ゆ

ジョーカーのゆのネタバレレビュー・内容・結末

ジョーカー(2019年製作の映画)
4.5

このレビューはネタバレを含みます

DCシリーズ初見でしたが普通に1つの映画として引き込まれました。
1人の男が腐った社会の中でズブズブと虚構の世界に落ちていく話
悲劇の男がいかにして狂人となったのかを描いた作品かと思ったらそんな簡単な話じゃなかった。

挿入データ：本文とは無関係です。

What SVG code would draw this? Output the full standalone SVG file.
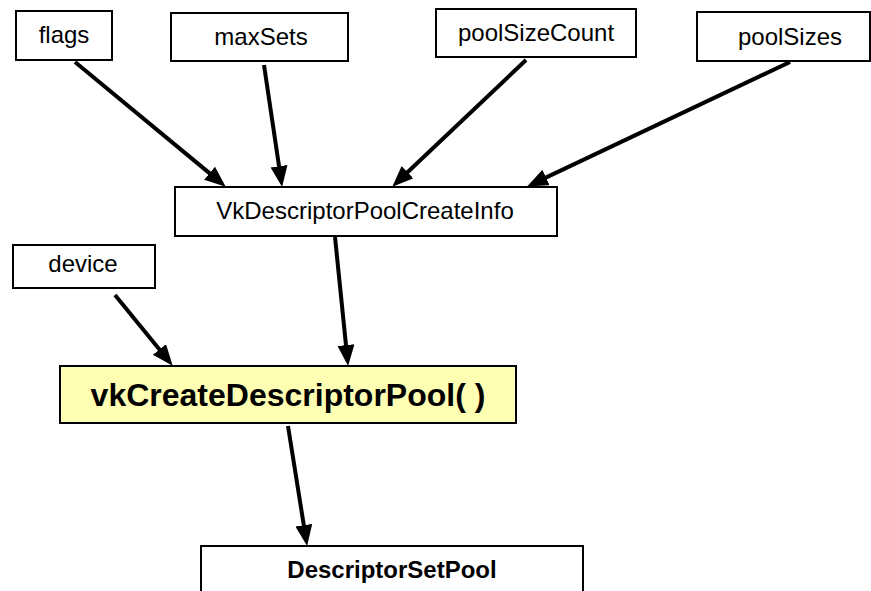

アーサーが初めて殺しをしてしまってから段々と狂って行く(というか今まで抑え込んでいた奥底の感情が剥き出しになっていく)様は確かに異常なんだけど、彼の持つ悲しみや吹っ切れてからの佇まいは美しくて、あのクネクネダンスも、そして悪夢みたいなラストにもつい見惚れてしまった。
あれを狂気と呼ぶには浅はか過ぎる気がして、かと言って世の中の理不尽に立ち向かう悲壮感だとかの生ぬるい感情でもない。

DC初見なもので勝手なイメージからジョーカーってもっと"悪"のカリスマ性を持つ絶対的な人間なのだと思っていたけど、思いの外最後まで人間臭くて脆さのある人物で驚いた。
"ジョーカー"はきっとあの街では誰でも良かったんだろうし、たまたまアーサーがその役目を担うことになっただけ。民衆に祭り上げられ血化粧で笑顔を作るジョーカーは目の前の喜劇を心の底から楽しんでいるようで、悲しんでいるようにも見えた

民の為、腐った社会に巣食われる街の仲間の為なんて崇高な目的で殺しをしたわけじゃなくて、自分自身の為だけに狂気を狂気で塗り替えた男は、結局最後まで自分を憐れんでいただけなのかもしれない。凄い、1人の人物に対してめちゃくちゃ考えさせられる映画だ。果たしてどこからどこまでが"虚構"だったんだろう。

普通のヒューマンサスペンスドラマかと思っていたら考察要素もかなりあるみたいでとんでもなく分厚い映画でした…次はもっと俯瞰して観たいけどめちゃくちゃ心が疲れる映画なので多分劇場ではこれっきりです…凄い映画だった

泣ける映画なんかじゃないです
ただのバイオレンス映画でもない
憧れるような悪のカリスマ映画でもない
ただただ虚しくてくるしくてやるせない作品。

※バイオレンス要素は後半にちょっとウッてなるシーンあるので苦手な方はご注意を!